Die angebliche Bekämpfung krimineller, oftmals mafiöser Strukturen von Schlepperei und Menschenhandel werden auf durchsichtige Weise instrumentalisiert, um eine andere Migrationspolitik durchzusetzen. Der Test, ob es politischen Akteur_innen ernst ist mit der Bekämpfung dieser schweren Straftaten, wäre dabei sehr einfach: Werden Betroffene von Menschenhandel und die Opfer entsprechender Straftaten mit ihren Menschenrechten ernst genommen, oder nicht?
Die deutschen Strafrechtsparagraphen § 232 ff StGB, die EU Richtlinie 2011/36/EU und andere internationale Vertragswerke geben einen Rahmen vor, in dem sich die Debatte auch bewegen könnte. Unter anderem gibt es dort an verschiedenen Stellen Regeln zum Opferschutz. Es wäre nicht nur möglich, diese ernst zu nehmen, eigentlich wäre das sogar rechtlich geboten. Aber der politisch gewollte Ansatz eines Täter-Fokus beim Diskurs zur oftmals mafiösen Schlepperei drängt alles andere zur Seite.

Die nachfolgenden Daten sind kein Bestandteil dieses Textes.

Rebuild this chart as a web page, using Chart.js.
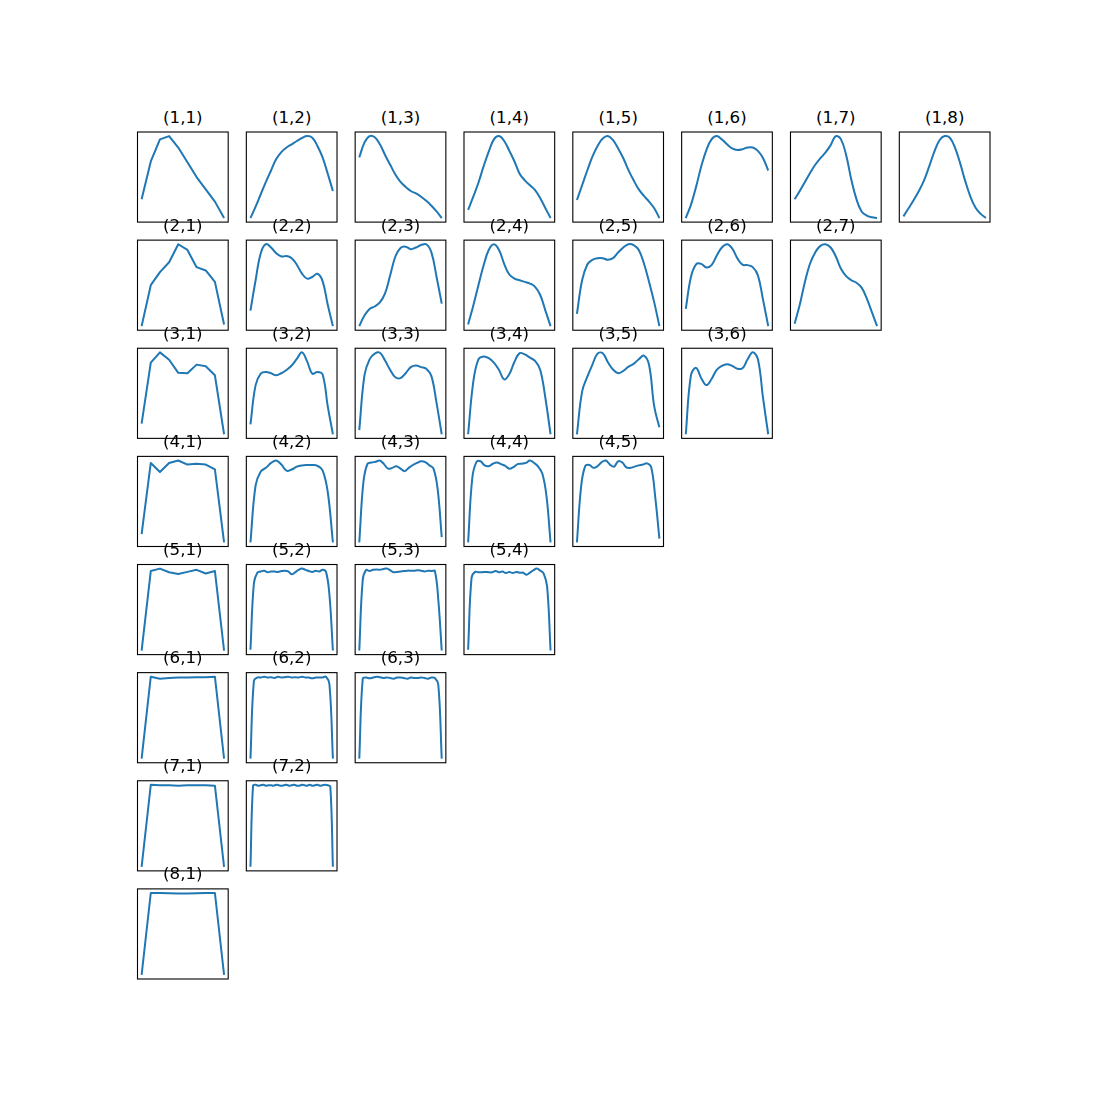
<!DOCTYPE html>
<html lang="en">
<head>
  <meta charset="UTF-8" />
  <title>Subplot grid</title>
  <script src="https://cdn.jsdelivr.net/npm/chart.js"></script>
  <style>
    html, body { margin: 0; padding: 0; background: #fff; }
    #fig { position: relative; width: 1100px; height: 1100px; background: #fff; overflow: hidden; }
    #fig canvas { position: absolute; }
    .ttl {
      position: absolute;
      text-align: center;
      font-family: "DejaVu Sans", sans-serif;
      font-size: 16.67px;
      line-height: 16.67px;
      color: #000;
      white-space: nowrap;
    }
  </style>
</head>
<body>
  <div id="fig"></div>

  <script>
    // values, 0 = curve minimum, 1 = curve maximum
    const y11 = [0.23, 0.69, 0.96, 1.0, 0.86, 0.68, 0.50, 0.35, 0.20, 0.0];
    const y12 = [0.0, 0.14, 0.29, 0.44, 0.58, 0.72, 0.805, 0.86, 0.90, 0.94, 0.977, 1.0, 0.98, 0.88, 0.74, 0.54, 0.33];
    const y13 = [0.74, 0.92, 1.0, 0.985, 0.90, 0.77, 0.65, 0.53, 0.44, 0.38, 0.33, 0.30, 0.26, 0.21, 0.15, 0.08, 0.0];
    const y14 = [0.10, 0.26, 0.43, 0.63, 0.81, 0.96, 1.0, 0.94, 0.82, 0.69, 0.54, 0.46, 0.40, 0.34, 0.24, 0.12, 0.0];
    const y15 = [0.22, 0.40, 0.58, 0.75, 0.88, 0.97, 1.0, 0.95, 0.85, 0.73, 0.585, 0.46, 0.35, 0.27, 0.20, 0.12, 0.0];
    const y16 = [0.0, 0.16, 0.38, 0.63, 0.83, 0.96, 1.0, 0.96, 0.90, 0.85, 0.83, 0.84, 0.86, 0.86, 0.82, 0.73, 0.58];
    const y17 = [0.23, 0.33, 0.44, 0.55, 0.65, 0.73, 0.80, 0.89, 1.0, 0.96, 0.77, 0.47, 0.23, 0.08, 0.03, 0.01, 0.0];
    const y18 = [0.02, 0.12, 0.22, 0.33, 0.46, 0.63, 0.81, 0.95, 1.0, 0.98, 0.86, 0.67, 0.45, 0.26, 0.125, 0.05, 0.0];

    const y21 = [0.0, 0.50, 0.66, 0.78, 1.0, 0.93, 0.72, 0.68, 0.54, 0.02];
    const y22 = [0.19, 0.56, 0.89, 1.0, 0.96, 0.89, 0.85, 0.855, 0.83, 0.75, 0.64, 0.58, 0.60, 0.64, 0.55, 0.26, 0.0];
    const y23 = [0.0, 0.13, 0.21, 0.24, 0.29, 0.40, 0.62, 0.85, 0.955, 0.97, 0.94, 0.96, 0.99, 1.0, 0.90, 0.60, 0.275];
    const y24 = [0.02, 0.25, 0.50, 0.74, 0.93, 1.0, 0.93, 0.76, 0.63, 0.58, 0.56, 0.54, 0.52, 0.48, 0.38, 0.19, 0.0];
    const y25 = [0.15, 0.56, 0.75, 0.81, 0.83, 0.83, 0.81, 0.83, 0.90, 0.96, 1.0, 0.99, 0.93, 0.765, 0.54, 0.29, 0.0];
    const y26 = [0.21, 0.60, 0.755, 0.76, 0.715, 0.745, 0.86, 0.96, 1.0, 0.95, 0.83, 0.75, 0.745, 0.72, 0.62, 0.32, 0.0];
    const y27 = [0.03, 0.26, 0.54, 0.765, 0.90, 0.98, 1.0, 0.96, 0.85, 0.70, 0.61, 0.56, 0.53, 0.47, 0.34, 0.17, 0.0];

    const y31 = [0.13, 0.875, 1.0, 0.91, 0.75, 0.745, 0.85, 0.83, 0.72, 0.0];
    const y32 = [0.12, 0.60, 0.74, 0.76, 0.745, 0.72, 0.745, 0.785, 0.84, 0.92, 1.0, 0.89, 0.74, 0.76, 0.73, 0.34, 0.0];
    const y33 = [0.05, 0.72, 0.915, 0.985, 0.995, 0.90, 0.785, 0.695, 0.685, 0.745, 0.82, 0.84, 0.82, 0.80, 0.71, 0.38, 0.0];
    const y34 = [0.0, 0.64, 0.915, 0.95, 0.93, 0.875, 0.785, 0.67, 0.735, 0.885, 0.99, 0.975, 0.935, 0.895, 0.785, 0.44, 0.0];
    const y35 = [0.0, 0.52, 0.70, 0.85, 0.985, 0.99, 0.88, 0.79, 0.745, 0.775, 0.825, 0.86, 0.915, 0.96, 0.845, 0.34, 0.085];
    const y36 = [0.0, 0.72, 0.81, 0.685, 0.60, 0.675, 0.785, 0.835, 0.855, 0.835, 0.80, 0.805, 0.915, 1.0, 0.915, 0.44, 0.0];

    const y41 = [0.10, 0.97, 0.86, 0.97, 1.0, 0.95, 0.96, 0.95, 0.89, 0.0];
    const y42 = [0.0, 0.695, 0.865, 0.91, 0.97, 1.0, 0.95, 0.875, 0.89, 0.925, 0.94, 0.945, 0.945, 0.935, 0.88, 0.615, 0.0];
    const y43 = [0.0, 0.735, 0.96, 0.975, 0.985, 1.0, 0.955, 0.90, 0.91, 0.93, 0.90, 0.87, 0.91, 0.945, 0.97, 0.99, 0.98, 0.94, 0.90, 0.655, 0.065];
    const y44 = [0.0, 0.78, 0.98, 0.99, 0.94, 0.93, 0.96, 0.975, 0.955, 0.935, 0.90, 0.92, 0.955, 0.96, 0.97, 1.0, 0.97, 0.925, 0.84, 0.57, 0.0];
    const y45 = [0.0, 0.675, 0.93, 0.945, 0.91, 0.93, 0.98, 1.0, 0.95, 0.925, 0.99, 0.975, 0.915, 0.91, 0.925, 0.94, 0.95, 0.965, 0.92, 0.55, 0.045];

    const y51 = [0.0, 0.97, 1.0, 0.955, 0.935, 0.96, 0.985, 0.94, 0.97, 0.0];
    const y52 = [0.01, 0.82, 0.95, 0.965, 0.975, 0.955, 0.965, 0.965, 0.96, 0.97, 0.975, 0.965, 0.93, 0.955, 0.985, 1.0, 0.985, 0.97, 0.96, 0.975, 0.965, 0.985, 0.96, 0.675, 0.0];
    const y53 = [0.0, 0.86, 0.985, 0.97, 0.985, 0.99, 0.985, 0.995, 1.0, 0.98, 0.955, 0.96, 0.965, 0.97, 0.975, 0.975, 0.975, 0.98, 0.975, 0.965, 0.975, 0.97, 0.97, 0.62, 0.0];
    const y54 = [0.01, 0.89, 0.96, 0.955, 0.955, 0.96, 0.955, 0.955, 0.97, 0.955, 0.965, 0.945, 0.96, 0.945, 0.96, 0.95, 0.95, 0.925, 0.95, 0.98, 1.0, 0.975, 0.94, 0.78, 0.0];

    const y61 = [0.0, 1.0, 0.975, 0.985, 0.99, 0.99, 0.995, 0.995, 1.0, 0.0];
    const y62 = [0.0, 0.95, 0.99, 0.99, 1.0, 0.99, 0.995, 0.985, 1.0, 0.99, 0.995, 1.0, 0.99, 0.995, 0.99, 1.0, 0.99, 0.99, 0.98, 0.99, 0.99, 0.99, 1.0, 0.905, 0.0];
    const y63 = [0.0, 0.975, 0.99, 0.98, 0.99, 1.0, 0.995, 0.985, 0.99, 0.985, 0.975, 0.99, 0.99, 0.985, 0.975, 0.99, 0.985, 0.985, 0.99, 0.985, 0.975, 0.99, 0.985, 0.905, 0.0];

    const y71 = [0.0, 1.0, 0.995, 0.995, 0.99, 0.995, 0.995, 0.995, 0.99, 0.0];
    const y72 = [0.0, 0.99, 1.0, 0.99, 0.995, 1.0, 0.99, 0.995, 0.995, 0.99, 1.0, 0.995, 0.99, 0.995, 1.0, 0.99, 0.995, 1.0, 0.99, 0.99, 1.0, 0.995, 0.99, 1.0, 0.99, 0.995, 1.0, 0.99, 0.995, 1.0, 0.995, 0.98, 0.0];

    const y81 = [0.0, 1.0, 1.0, 0.998, 0.995, 0.995, 0.998, 1.0, 1.0, 0.0];

    const panels = [
      [1, 1, y11], [1, 2, y12], [1, 3, y13], [1, 4, y14], [1, 5, y15], [1, 6, y16], [1, 7, y17], [1, 8, y18],
      [2, 1, y21], [2, 2, y22], [2, 3, y23], [2, 4, y24], [2, 5, y25], [2, 6, y26], [2, 7, y27],
      [3, 1, y31], [3, 2, y32], [3, 3, y33], [3, 4, y34], [3, 5, y35], [3, 6, y36],
      [4, 1, y41], [4, 2, y42], [4, 3, y43], [4, 4, y44], [4, 5, y45],
      [5, 1, y51], [5, 2, y52], [5, 3, y53], [5, 4, y54],
      [6, 1, y61], [6, 2, y62], [6, 3, y63],
      [7, 1, y71], [7, 2, y72],
      [8, 1, y81]
    ];

    // matplotlib-style grid: left .125, right .9, top .88, bottom .11, wspace/hspace .2
    const FIG = 1100;
    const axW = (0.775 * FIG) / 9.4;
    const axH = (0.77 * FIG) / 9.4;
    const x0 = 0.125 * FIG, y0 = 0.12 * FIG;

    // black box round each plot area
    const frame = {
      id: 'frame',
      afterDraw(chart) {
        const a = chart.chartArea, ctx = chart.ctx;
        ctx.save();
        ctx.strokeStyle = '#000';
        ctx.lineWidth = 1.1;
        ctx.strokeRect(a.left, a.top, a.right - a.left, a.bottom - a.top);
        ctx.restore();
      }
    };

    const fig = document.getElementById('fig');

    panels.forEach(([r, c, ys]) => {
      const L = x0 + (c - 1) * axW * 1.2;
      const T = y0 + (r - 1) * axH * 1.2;
      const cl = Math.floor(L) - 3, ct = Math.floor(T) - 3;
      const cw = Math.ceil(L + axW) + 3 - cl, ch = Math.ceil(T + axH) + 3 - ct;

      const cv = document.createElement('canvas');
      cv.width = cw; cv.height = ch;
      cv.style.left = cl + 'px'; cv.style.top = ct + 'px';
      cv.style.width = cw + 'px'; cv.style.height = ch + 'px';
      fig.appendChild(cv);

      const t = document.createElement('div');
      t.className = 'ttl';
      t.textContent = '(' + r + ',' + c + ')';
      t.style.left = L + 'px';
      t.style.width = axW + 'px';
      t.style.top = (T - 8.33 - 14.1) + 'px';
      fig.appendChild(t);

      new Chart(cv, {
        type: 'line',
        data: {
          datasets: [{
            data: ys.map((v, i) => ({ x: i / (ys.length - 1), y: v })),
            borderColor: '#1f77b4',
            borderWidth: 2,
            borderJoinStyle: 'round',
            pointRadius: 0,
            fill: false,
            // first column is drawn as straight segments, the rest smooth
            tension: c > 1 ? 0.4 : 0
          }]
        },
        options: {
          responsive: false,
          animation: false,
          events: [],
          layout: {
            padding: {
              left: L - cl,
              top: T - ct,
              right: cw - (L + axW - cl),
              bottom: ch - (T + axH - ct)
            }
          },
          plugins: {
            legend: { display: false },
            tooltip: { enabled: false }
          },
          scales: {
            x: { type: 'linear', display: false, min: -0.05, max: 1.05 },
            y: { display: false, min: -0.05, max: 1.05 }
          }
        },
        plugins: [frame]
      });
    });
  </script>
</body>
</html>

In Deutschland gibt es fast fünfzig Fachberatungsstellen für Betroffene von Menschenhandel, die in dem europaweit einmaligen KOK – Koordinierungskreis gegen Menschenhandel e. V. zusammengeschlossen sind. Die dort arbeitenden Expertinnen nehmen die Betroffenen mit ihren Menschenrechten ernst und haben sich über viele Jahre eine öffentlich zugängliche breite Expertise zu diesem Themenkomplex erarbeitet.
Nützlicher Fokus
Eine neue Bundesregierung könnte sich ja eine zentrale Forderung aus der Praxis zu eigen machen, um so auf eine menschenrechtsbasierte Art und Weise gegen kriminelle, oftmals mafiöse Netzwerke von Schlepperei und Menschenhandel vorzugehen: dauerhafte Aufenthaltstitel für Personen, die in Situationen von Menschenhandel leben und zu Opfern krimineller Handlungen geworden sind. Eigentlich sollte es ja im Sinne der Strafverfolgungsbehörden sein, sich des guten Willens dieser Expert_innen des Alltags im Menschenhandel zu vergewissern. Wie viel leichter wäre es dann auch, an hilfreiche Informationen zu kommen, anstatt durch das Auslesen von Mobiltelefonen nun auch noch Persönlichkeitsrechte im Bereich des Datenschutzes zu verletzen …
Aber die täterfokussierte Art, wie der Diskurs zu krimineller und mafiöser Schlepperei zur Zeit in Deutschland, Italien und Europa geführt wird, ist einfach zu nützlich, damit wir es endlich schaffen, Migration abzuwehren.